If you are wondering how much it will cost you to go to university or a little confused about the fees and would like to know what finance is available- we’re here to help! We’ll break down the costs, showing you where student finance can help you or where you may have to tighten the budget belt! Welcome to student living!
What are tuition fees?
First things first, tuition fees are what the university will charge you to attend their course. Fees can vary depending on the course and uni, but a charge of £9250 p/a is average. The Complete University Guide offers a handy course finder, where tuition fees will also be displayed.
Student living costs?
Moving away from home brings all sorts of new costs. Rent, food, textbooks, travel and other living costs have to be accounted for.
So what financial support is there?
Before you panic at the numbers building, know that there is help at hand. If you are eligible and plan to study in the UK, 2 different types of student loans are available:
- Tuition fee loan– The tuition fee is paid directly from Student Finance to your university. Provided you filled in the correct paperwork, you don’t need to worry about transferring any money!
- Maintenance Loan– This is paid directly into the bank account of your choice to help support your living costs. The total amount is divided into 2/3 payments (depending on your course semesters) and paid at the beginning of each term.
How is the financial support decided?
Be aware that the maintenance loan available to you is based off your parents household income.
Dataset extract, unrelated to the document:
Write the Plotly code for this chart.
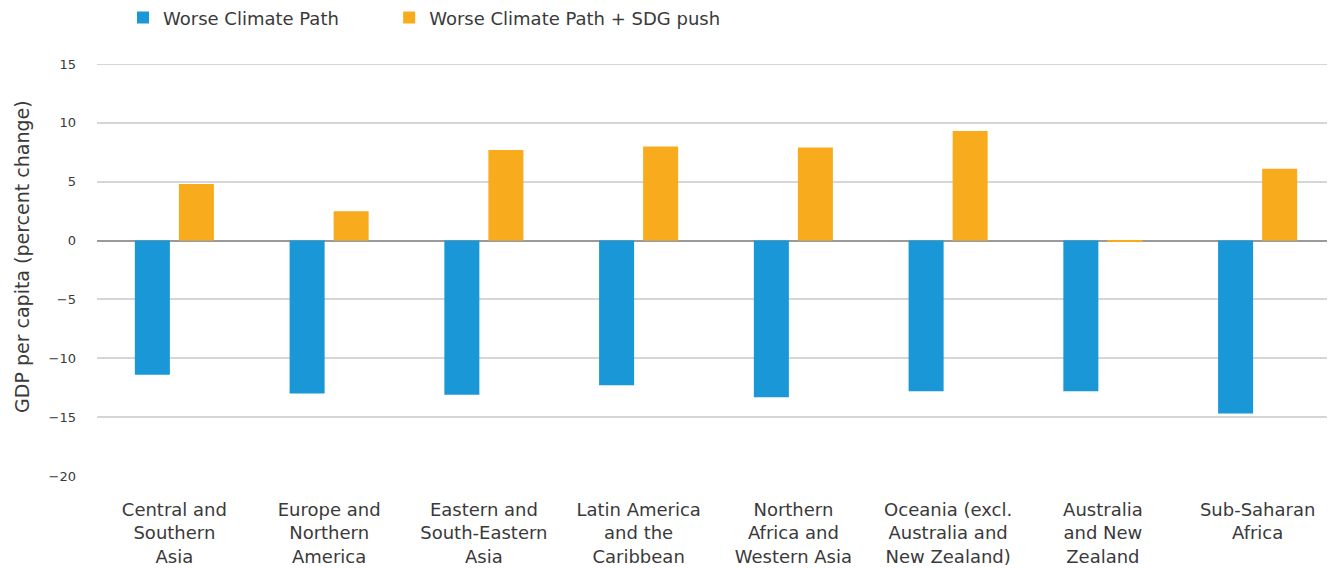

This means only those with low-household income are likely to receive full financial support. Those with a higher-household income are likely to receive a reduced maintenance loan because of the implication that the difference will be found elsewhere. For example, this may be through parental contribution or perhaps a part time job.
Find out how much finance you could potentially get here.
Scholarships, Grants and Bursaries?
It can also be worth looking into your uni for other financial support- many offer scholarships, bursaries, or grants. You could be eligible!
Remember! You only need to start repaying your loan when you earn more than £25 725 per year so don’t stress about not being able to afford repayments.